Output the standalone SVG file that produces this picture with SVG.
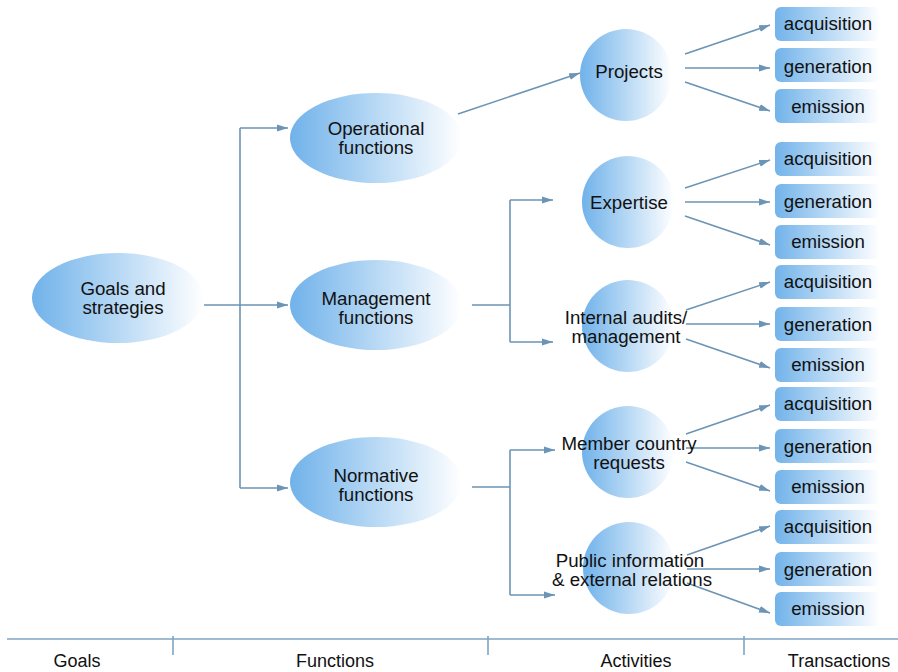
<svg xmlns="http://www.w3.org/2000/svg" width="898" height="672" viewBox="0 0 898 672">
<defs>
<linearGradient id="g" x1="0" y1="0" x2="1" y2="0">
<stop offset="0" stop-color="#70b2ea"/>
<stop offset="1" stop-color="#ffffff"/>
</linearGradient>
<linearGradient id="gb" x1="0" y1="0" x2="1" y2="0">
<stop offset="0" stop-color="#72b3ea"/>
<stop offset="1" stop-color="#ffffff"/>
</linearGradient>
<marker id="ah" markerWidth="12" markerHeight="8" refX="11" refY="4" orient="auto" markerUnits="userSpaceOnUse">
<path d="M0,0.5 L11,4 L0,7.5 Z" fill="#6b94b5"/>
</marker>
<style>
text{font-family:"Liberation Sans",Arial,sans-serif;font-size:18.7px;fill:#111;text-anchor:middle}
.n{fill:url(#g)}
.b{fill:url(#gb)}
.c line,.c polyline{stroke:#6b94b5;stroke-width:1.6;fill:none}
.a{marker-end:url(#ah)}
.ax{stroke:#7ea4c4;stroke-width:1.6}
.t{font-size:18px;fill:#111}
</style>
</defs>
<rect width="898" height="672" fill="#fff"/>
<g class="c" id="connectors">
<line x1="204" y1="305" x2="240" y2="305"/>
<line x1="240" y1="128" x2="240" y2="488"/>
<line class="a" x1="240" y1="128" x2="288" y2="128"/>
<line class="a" x1="240" y1="305" x2="288" y2="305"/>
<line class="a" x1="240" y1="488" x2="288" y2="488"/>
<line class="a" x1="458" y1="114" x2="580" y2="73"/>
<line x1="472" y1="305" x2="510" y2="305"/>
<line x1="510" y1="200" x2="510" y2="342"/>
<line class="a" x1="510" y1="200" x2="553" y2="200"/>
<line class="a" x1="510" y1="342" x2="553" y2="342"/>
<line x1="472" y1="487" x2="510" y2="487"/>
<line x1="510" y1="450" x2="510" y2="595"/>
<line class="a" x1="510" y1="450" x2="555" y2="450"/>
<line class="a" x1="510" y1="595" x2="555" y2="595"/>
<line class="a" x1="685" y1="54" x2="770" y2="25"/>
<line class="a" x1="685" y1="68" x2="770" y2="68"/>
<line class="a" x1="685" y1="82" x2="770" y2="111"/>
<line class="a" x1="685" y1="188" x2="770" y2="160"/>
<line class="a" x1="685" y1="202" x2="770" y2="202"/>
<line class="a" x1="685" y1="216" x2="770" y2="245"/>
<line class="a" x1="686" y1="310" x2="770" y2="282"/>
<line class="a" x1="686" y1="324" x2="770" y2="324"/>
<line class="a" x1="686" y1="339" x2="770" y2="368"/>
<line class="a" x1="686" y1="434" x2="770" y2="405"/>
<line class="a" x1="686" y1="448" x2="770" y2="448"/>
<line class="a" x1="686" y1="462" x2="770" y2="491"/>
<line class="a" x1="687" y1="555" x2="770" y2="526"/>
<line class="a" x1="687" y1="569" x2="770" y2="569"/>
<line class="a" x1="687" y1="583" x2="770" y2="613"/>
</g>
<g id="goals"><ellipse class="n" cx="118" cy="298" rx="86" ry="45"/><text x="123" y="295">Goals and</text><text x="123" y="314">strategies</text></g>
<g id="operational"><ellipse class="n" cx="376" cy="138" rx="86" ry="45"/><text x="376" y="135">Operational</text><text x="376" y="154">functions</text></g>
<g id="management"><ellipse class="n" cx="376" cy="305" rx="86" ry="45"/><text x="376" y="305">Management</text><text x="376" y="324">functions</text></g>
<g id="normative"><ellipse class="n" cx="376" cy="482" rx="86" ry="45"/><text x="376" y="482">Normative</text><text x="376" y="501">functions</text></g>
<g id="projects"><circle class="n" cx="626" cy="75" r="46"/><text x="629" y="78">Projects</text></g>
<g id="expertise"><circle class="n" cx="628" cy="202" r="46"/><text x="629" y="209">Expertise</text></g>
<g id="audits"><circle class="n" cx="628" cy="326" r="46"/><text x="626" y="324">Internal audits/</text><text x="626" y="343">management</text></g>
<g id="member"><circle class="n" cx="628" cy="452" r="46"/><text x="629" y="450">Member country</text><text x="629" y="469">requests</text></g>
<g id="public"><circle class="n" cx="629" cy="568" r="46"/><text x="630" y="567">Public information</text><text x="632" y="586">&amp; external relations</text></g>
<g id="t1a"><rect class="b" x="775" y="7" width="105" height="34" rx="6"/><text x="828" y="30">acquisition</text></g>
<g id="t1g"><rect class="b" x="775" y="48" width="105" height="34" rx="6"/><text x="828" y="73">generation</text></g>
<g id="t1e"><rect class="b" x="775" y="89" width="105" height="34" rx="6"/><text x="828" y="113">emission</text></g>
<g id="t2a"><rect class="b" x="775" y="142" width="105" height="34" rx="6"/><text x="828" y="165">acquisition</text></g>
<g id="t2g"><rect class="b" x="775" y="184" width="105" height="34" rx="6"/><text x="828" y="208">generation</text></g>
<g id="t2e"><rect class="b" x="775" y="225" width="105" height="34" rx="6"/><text x="828" y="248">emission</text></g>
<g id="t3a"><rect class="b" x="775" y="265" width="105" height="34" rx="6"/><text x="828" y="288">acquisition</text></g>
<g id="t3g"><rect class="b" x="775" y="307" width="105" height="34" rx="6"/><text x="828" y="331">generation</text></g>
<g id="t3e"><rect class="b" x="775" y="348" width="105" height="34" rx="6"/><text x="828" y="371">emission</text></g>
<g id="t4a"><rect class="b" x="775" y="387" width="105" height="34" rx="6"/><text x="828" y="410">acquisition</text></g>
<g id="t4g"><rect class="b" x="775" y="429" width="105" height="34" rx="6"/><text x="828" y="453">generation</text></g>
<g id="t4e"><rect class="b" x="775" y="470" width="105" height="34" rx="6"/><text x="828" y="493">emission</text></g>
<g id="t5a"><rect class="b" x="775" y="510" width="105" height="34" rx="6"/><text x="828" y="533">acquisition</text></g>
<g id="t5g"><rect class="b" x="775" y="552" width="105" height="34" rx="6"/><text x="828" y="576">generation</text></g>
<g id="t5e"><rect class="b" x="775" y="592" width="105" height="34" rx="6"/><text x="828" y="615">emission</text></g>
<g id="axis">
<line class="ax" x1="7" y1="639" x2="898" y2="639"/>
<line class="ax" x1="173" y1="636" x2="173" y2="655"/>
<line class="ax" x1="488" y1="636" x2="488" y2="655"/>
<line class="ax" x1="744" y1="636" x2="744" y2="655"/>
<text class="t" x="77" y="667">Goals</text>
<text class="t" x="335" y="667">Functions</text>
<text class="t" x="636" y="667">Activities</text>
<text class="t" x="839" y="667">Transactions</text>
</g>
</svg>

-=-=-

== Exercise ==
Leave the images out and output the remaining material exactly as it stands.

== Output below ==
Output the standalone SVG file that produces this picture with SVG.
<svg xmlns="http://www.w3.org/2000/svg" width="898" height="672" viewBox="0 0 898 672">
<defs>
<linearGradient id="g" x1="0" y1="0" x2="1" y2="0">
<stop offset="0" stop-color="#70b2ea"/>
<stop offset="1" stop-color="#ffffff"/>
</linearGradient>
<linearGradient id="gb" x1="0" y1="0" x2="1" y2="0">
<stop offset="0" stop-color="#72b3ea"/>
<stop offset="1" stop-color="#ffffff"/>
</linearGradient>
<marker id="ah" markerWidth="12" markerHeight="8" refX="11" refY="4" orient="auto" markerUnits="userSpaceOnUse">
<path d="M0,0.5 L11,4 L0,7.5 Z" fill="#6b94b5"/>
</marker>
<style>
text{font-family:"Liberation Sans",Arial,sans-serif;font-size:18.7px;fill:#111;text-anchor:middle}
.n{fill:url(#g)}
.b{fill:url(#gb)}
.c line,.c polyline{stroke:#6b94b5;stroke-width:1.6;fill:none}
.a{marker-end:url(#ah)}
.ax{stroke:#7ea4c4;stroke-width:1.6}
.t{font-size:18px;fill:#111}
</style>
</defs>
<rect width="898" height="672" fill="#fff"/>
<g class="c" id="connectors">
<line x1="204" y1="305" x2="240" y2="305"/>
<line x1="240" y1="128" x2="240" y2="488"/>
<line class="a" x1="240" y1="128" x2="288" y2="128"/>
<line class="a" x1="240" y1="305" x2="288" y2="305"/>
<line class="a" x1="240" y1="488" x2="288" y2="488"/>
<line class="a" x1="458" y1="114" x2="580" y2="73"/>
<line x1="472" y1="305" x2="510" y2="305"/>
<line x1="510" y1="200" x2="510" y2="342"/>
<line class="a" x1="510" y1="200" x2="553" y2="200"/>
<line class="a" x1="510" y1="342" x2="553" y2="342"/>
<line x1="472" y1="487" x2="510" y2="487"/>
<line x1="510" y1="450" x2="510" y2="595"/>
<line class="a" x1="510" y1="450" x2="555" y2="450"/>
<line class="a" x1="510" y1="595" x2="555" y2="595"/>
<line class="a" x1="685" y1="54" x2="770" y2="25"/>
<line class="a" x1="685" y1="68" x2="770" y2="68"/>
<line class="a" x1="685" y1="82" x2="770" y2="111"/>
<line class="a" x1="685" y1="188" x2="770" y2="160"/>
<line class="a" x1="685" y1="202" x2="770" y2="202"/>
<line class="a" x1="685" y1="216" x2="770" y2="245"/>
<line class="a" x1="686" y1="310" x2="770" y2="282"/>
<line class="a" x1="686" y1="324" x2="770" y2="324"/>
<line class="a" x1="686" y1="339" x2="770" y2="368"/>
<line class="a" x1="686" y1="434" x2="770" y2="405"/>
<line class="a" x1="686" y1="448" x2="770" y2="448"/>
<line class="a" x1="686" y1="462" x2="770" y2="491"/>
<line class="a" x1="687" y1="555" x2="770" y2="526"/>
<line class="a" x1="687" y1="569" x2="770" y2="569"/>
<line class="a" x1="687" y1="583" x2="770" y2="613"/>
</g>
<g id="goals"><ellipse class="n" cx="118" cy="298" rx="86" ry="45"/><text x="123" y="295">Goals and</text><text x="123" y="314">strategies</text></g>
<g id="operational"><ellipse class="n" cx="376" cy="138" rx="86" ry="45"/><text x="376" y="135">Operational</text><text x="376" y="154">functions</text></g>
<g id="management"><ellipse class="n" cx="376" cy="305" rx="86" ry="45"/><text x="376" y="305">Management</text><text x="376" y="324">functions</text></g>
<g id="normative"><ellipse class="n" cx="376" cy="482" rx="86" ry="45"/><text x="376" y="482">Normative</text><text x="376" y="501">functions</text></g>
<g id="projects"><circle class="n" cx="626" cy="75" r="46"/><text x="629" y="78">Projects</text></g>
<g id="expertise"><circle class="n" cx="628" cy="202" r="46"/><text x="629" y="209">Expertise</text></g>
<g id="audits"><circle class="n" cx="628" cy="326" r="46"/><text x="626" y="324">Internal audits/</text><text x="626" y="343">management</text></g>
<g id="member"><circle class="n" cx="628" cy="452" r="46"/><text x="629" y="450">Member country</text><text x="629" y="469">requests</text></g>
<g id="public"><circle class="n" cx="629" cy="568" r="46"/><text x="630" y="567">Public information</text><text x="632" y="586">&amp; external relations</text></g>
<g id="t1a"><rect class="b" x="775" y="7" width="105" height="34" rx="6"/><text x="828" y="30">acquisition</text></g>
<g id="t1g"><rect class="b" x="775" y="48" width="105" height="34" rx="6"/><text x="828" y="73">generation</text></g>
<g id="t1e"><rect class="b" x="775" y="89" width="105" height="34" rx="6"/><text x="828" y="113">emission</text></g>
<g id="t2a"><rect class="b" x="775" y="142" width="105" height="34" rx="6"/><text x="828" y="165">acquisition</text></g>
<g id="t2g"><rect class="b" x="775" y="184" width="105" height="34" rx="6"/><text x="828" y="208">generation</text></g>
<g id="t2e"><rect class="b" x="775" y="225" width="105" height="34" rx="6"/><text x="828" y="248">emission</text></g>
<g id="t3a"><rect class="b" x="775" y="265" width="105" height="34" rx="6"/><text x="828" y="288">acquisition</text></g>
<g id="t3g"><rect class="b" x="775" y="307" width="105" height="34" rx="6"/><text x="828" y="331">generation</text></g>
<g id="t3e"><rect class="b" x="775" y="348" width="105" height="34" rx="6"/><text x="828" y="371">emission</text></g>
<g id="t4a"><rect class="b" x="775" y="387" width="105" height="34" rx="6"/><text x="828" y="410">acquisition</text></g>
<g id="t4g"><rect class="b" x="775" y="429" width="105" height="34" rx="6"/><text x="828" y="453">generation</text></g>
<g id="t4e"><rect class="b" x="775" y="470" width="105" height="34" rx="6"/><text x="828" y="493">emission</text></g>
<g id="t5a"><rect class="b" x="775" y="510" width="105" height="34" rx="6"/><text x="828" y="533">acquisition</text></g>
<g id="t5g"><rect class="b" x="775" y="552" width="105" height="34" rx="6"/><text x="828" y="576">generation</text></g>
<g id="t5e"><rect class="b" x="775" y="592" width="105" height="34" rx="6"/><text x="828" y="615">emission</text></g>
<g id="axis">
<line class="ax" x1="7" y1="639" x2="898" y2="639"/>
<line class="ax" x1="173" y1="636" x2="173" y2="655"/>
<line class="ax" x1="488" y1="636" x2="488" y2="655"/>
<line class="ax" x1="744" y1="636" x2="744" y2="655"/>
<text class="t" x="77" y="667">Goals</text>
<text class="t" x="335" y="667">Functions</text>
<text class="t" x="636" y="667">Activities</text>
<text class="t" x="839" y="667">Transactions</text>
</g>
</svg>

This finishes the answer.